Figure 6.22 shows the crude mean scores submitted by patients before and 6 or 12 months after elective knee replacement surgery for OA in national and sub-national programmes using the Oxford Knee Score and KOOS-PS instruments. On average, knee replacement patients also reported improvement after surgery in all programmes. The amount of improvement for knee replacement was, on average, more modest than that reported by hip replacement patients. However, patients recovering from knee arthroplasty may take longer to recover. Further results and analysis of these measures are provided in Chapter 2.
While a hip replacement for OA is an elective procedure, hip fracture repair is usually an emergency procedure. Evidence suggests that early surgical intervention improves patient outcomes and minimises the risk of complication. There is general agreement that surgery should occur within two days (48 hours) of hospital admission (National Clinical Guideline Centre, 2011[3]).
Time-to-surgery (TTS) is considered a clinically meaningful process indicator of the quality of acute care for patients with hip fracture.
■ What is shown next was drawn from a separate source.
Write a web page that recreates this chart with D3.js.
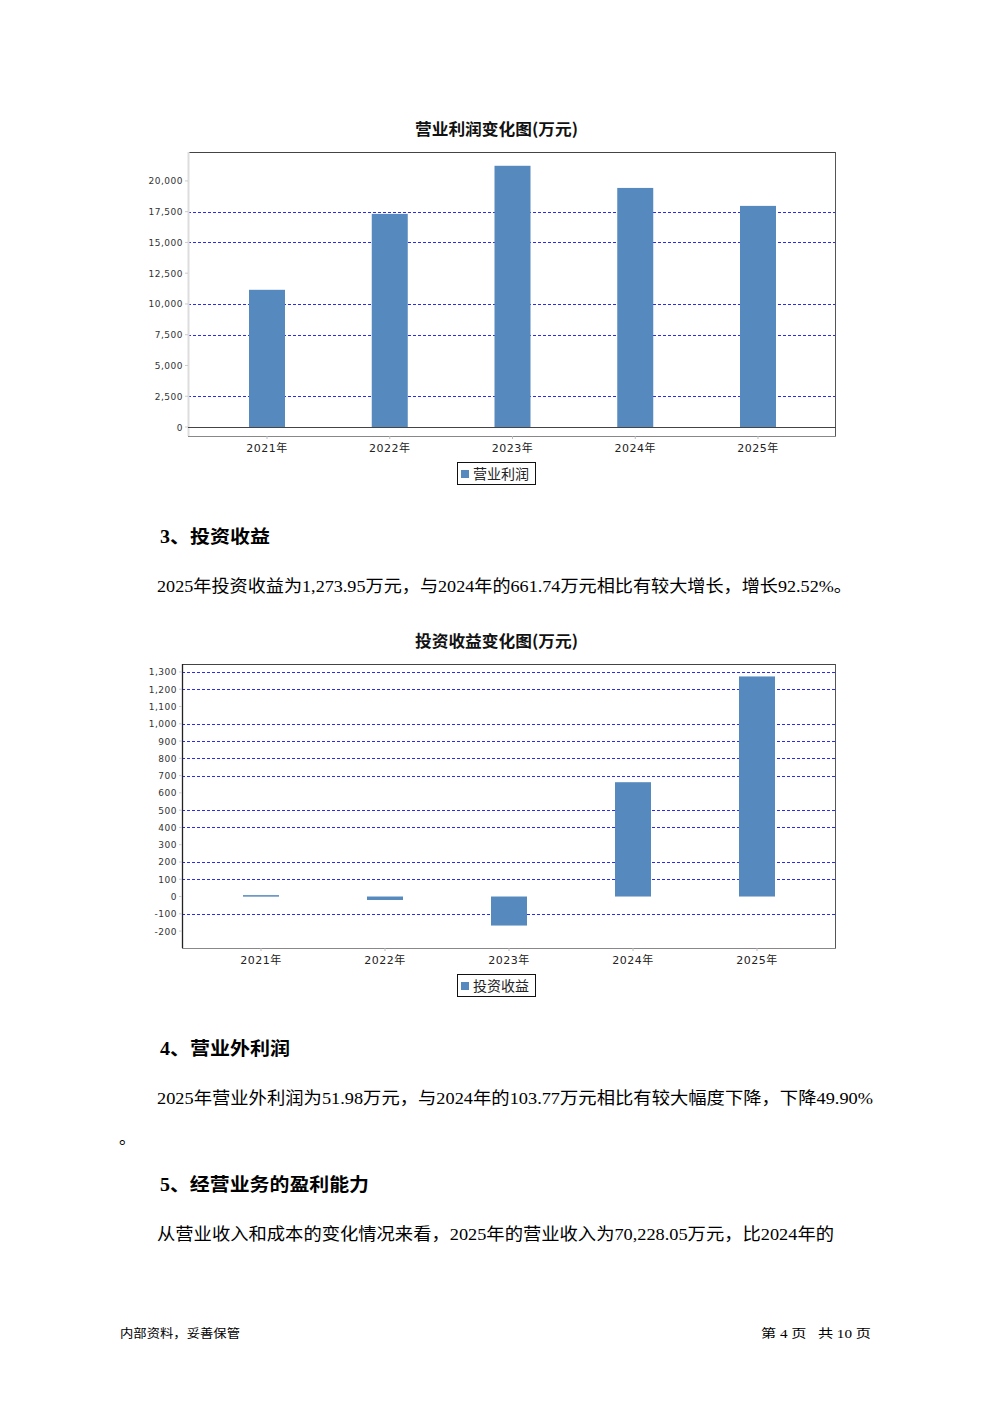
<!DOCTYPE html>
<html><head><meta charset="utf-8">
<script src="https://cdn.jsdelivr.net/npm/d3@7"></script>
<style>
html,body{margin:0;padding:0;background:#fff;}
svg{display:block;}
</style></head>
<body>
<script>
// ---------- data ----------
const years = ["2021年", "2022年", "2023年", "2024年", "2025年"];
const profitValues = [11150, 17320, 21230, 19430, 17970];
const profitTicks = [0, 2500, 5000, 7500, 10000, 12500, 15000, 17500, 20000];
const profitGridTicks = [2500, 7500, 10000, 15000, 17500];
const investValues = [8, -20, -168, 661.74, 1273.95];
const investTicks = [-200, -100, 0, 100, 200, 300, 400, 500, 600, 700, 800, 900, 1000, 1100, 1200, 1300];
const investGridTicks = [-100, 100, 200, 400, 500, 700, 800, 900, 1000, 1200, 1300];
const chartTitles = ["营业利润变化图(万元)", "投资收益变化图(万元)"];
const seriesNames = ["营业利润", "投资收益"];

const W = 992, H = 1403;
const BAR = "#5689bd";
const svg = d3.select("body").append("svg").attr("width", W).attr("height", H);

const fmt = d3.format(",");

function drawChart(cfg) {
  const g = svg.append("g");
  const { left, right, top, bottom, axisY, values, ticks, grid, dom, title, name, xr, leftAxisDark, zeroLine, legendY, titleY } = cfg;
  const y = d3.scaleLinear().domain(dom).range([bottom, top]);
  const x = d3.scalePoint().domain(years).range(xr);
  const bw = 36;

  // title
  g.append("text").attr("x", 415).attr("y", titleY)
    .attr("font-family", "'Noto Sans CJK SC', sans-serif").attr("font-weight", "bold")
    .attr("font-size", 16).attr("fill", "#111")
    .attr("textLength", 163).attr("lengthAdjust", "spacingAndGlyphs").text(title);

  // grid
  g.selectAll(".grid").data(grid).enter().append("line")
    .attr("x1", left).attr("x2", right)
    .attr("y1", d => Math.round(y(d)) + 0.5).attr("y2", d => Math.round(y(d)) + 0.5)
    .attr("stroke", "#2a2af0").attr("stroke-width", 1).attr("stroke-dasharray", "3,2");

  // bars
  g.selectAll(".bar").data(values).enter().append("rect")
    .attr("x", (d, i) => x(years[i]) - bw / 2)
    .attr("y", d => y(Math.max(0, d)))
    .attr("width", bw)
    .attr("height", d => Math.max(1.5, Math.abs(y(d) - y(0))))
    .attr("fill", BAR);

  // frame
  g.append("line").attr("x1", left).attr("x2", right).attr("y1", top + 0.5).attr("y2", top + 0.5)
    .attr("stroke", "#444").attr("stroke-width", 1.2);
  g.append("line").attr("x1", right - 0.5).attr("x2", right - 0.5).attr("y1", top).attr("y2", axisY)
    .attr("stroke", "#555").attr("stroke-width", 1);
  g.append("line").attr("x1", left + 0.5).attr("x2", left + 0.5).attr("y1", top).attr("y2", axisY)
    .attr("stroke", leftAxisDark ? "#222" : "#ddd").attr("stroke-width", leftAxisDark ? 1.3 : 2);
  if (zeroLine) {
    g.append("line").attr("x1", left).attr("x2", right).attr("y1", y(0) + 0.5).attr("y2", y(0) + 0.5)
      .attr("stroke", "#444").attr("stroke-width", 1);
  }
  // bottom axis
  g.append("line").attr("x1", left).attr("x2", right).attr("y1", axisY + 0.5).attr("y2", axisY + 0.5)
    .attr("stroke", "#888").attr("stroke-width", 1.2);
  g.selectAll(".xt").data(years).enter().append("line")
    .attr("x1", d => x(d)).attr("x2", d => x(d)).attr("y1", axisY).attr("y2", axisY + 3)
    .attr("stroke", "#bbb");
  g.selectAll(".xl").data(years).enter().append("text")
    .attr("x", d => x(d)).attr("y", axisY + 16).attr("text-anchor", "middle")
    .attr("font-family", "'DejaVu Sans', 'Noto Sans CJK SC', sans-serif").attr("font-size", 11)
    .attr("letter-spacing", 0.5).attr("fill", "#222").text(d => d);

  // y axis ticks/labels
  g.selectAll(".yt").data(ticks).enter().append("line")
    .attr("x1", left - 3).attr("x2", left).attr("y1", d => y(d)).attr("y2", d => y(d))
    .attr("stroke", "#ccc");
  g.selectAll(".yl").data(ticks).enter().append("text")
    .attr("x", left - 5).attr("y", d => y(d) + 3.5).attr("text-anchor", "end")
    .attr("font-family", "'DejaVu Sans', sans-serif").attr("font-size", 9)
    .attr("letter-spacing", 0.5).attr("fill", "#333").text(d => fmt(d).replace("−", "-"));

  // legend
  const lg = g.append("g");
  lg.append("rect").attr("x", 457.5).attr("y", legendY + 0.5).attr("width", 78).attr("height", 22)
    .attr("fill", "#fff").attr("stroke", "#111").attr("stroke-width", 1);
  lg.append("rect").attr("x", 461).attr("y", legendY + 8).attr("width", 8).attr("height", 8).attr("fill", BAR);
  lg.append("text").attr("x", 473).attr("y", legendY + 16.5)
    .attr("font-family", "'Noto Sans CJK SC', sans-serif").attr("font-size", 14)
    .attr("fill", "#222").text(name);
}

drawChart({ left: 188, right: 836, top: 152, bottom: 427, axisY: 436, values: profitValues,
  ticks: profitTicks, grid: profitGridTicks, dom: [0, 22350], title: chartTitles[0], name: seriesNames[0],
  xr: [267, 758], leftAxisDark: false, zeroLine: true, legendY: 462, titleY: 135 });

drawChart({ left: 182, right: 836, top: 664, bottom: 948, axisY: 948, values: investValues,
  ticks: investTicks, grid: investGridTicks, dom: [-298, 1346], title: chartTitles[1], name: seriesNames[1],
  xr: [261, 757], leftAxisDark: true, zeroLine: false, legendY: 974, titleY: 647 });

// ---------- text ----------
const FONT = "'Liberation Serif', 'Noto Sans CJK SC', serif";
function txt(x, y, s, size, bold, len) {
  const t = svg.append("text").attr("x", x).attr("y", y).attr("font-family", FONT)
    .attr("font-size", size).attr("fill", "#000").style("white-space", "pre").text(s);
  if (bold) t.attr("font-weight", "bold");
  if (len) t.attr("textLength", len).attr("lengthAdjust", "spacingAndGlyphs");
  return t;
}
txt(160, 543, "3、投资收益", 18, true, 110);
txt(157, 592, "2025年投资收益为1,273.95万元，与2024年的661.74万元相比有较大增长，增长92.52%。", 17, false, 695);
txt(160, 1055, "4、营业外利润", 18, true, 130);
txt(157, 1104, "2025年营业外利润为51.98万元，与2024年的103.77万元相比有较大幅度下降，下降49.90%", 17, false, 716);
txt(119, 1144, "。", 17, false);
txt(160, 1191, "5、经营业务的盈利能力", 18, true, 209);
txt(157, 1240, "从营业收入和成本的变化情况来看，2025年的营业收入为70,228.05万元，比2024年的", 17, false, 677);
txt(120, 1338, "内部资料，妥善保管", 12, false, 120);
txt(761, 1338, "第 4 页   共 10 页", 12, false, 110);
</script>
</body></html>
However, TTS is influenced by many factors, including hospitals’ surgical theatre capacity, flow and access, and targeted policy interventions, including public reporting and monitoring of performance (Siciliani, Borowitz and Moran, 2013[4]).
In 2017, on average across OECD countries, over 80% of patients admitted for hip fracture underwent surgery within two days (Figure 6.23) This represents a modest increase of 2.7 percentage points (from 78.2% to 80.9%) since 2012.
The biggest improvement was observed in Israel (from 68% to 89%). Targeted policies that effectively incentivise timely surgery following hip fracture admission could partly explain this result. Iceland, the Czech Republic, Portugal and Latvia reported a decline in the proportion over this period, suggesting a need for policy interventions.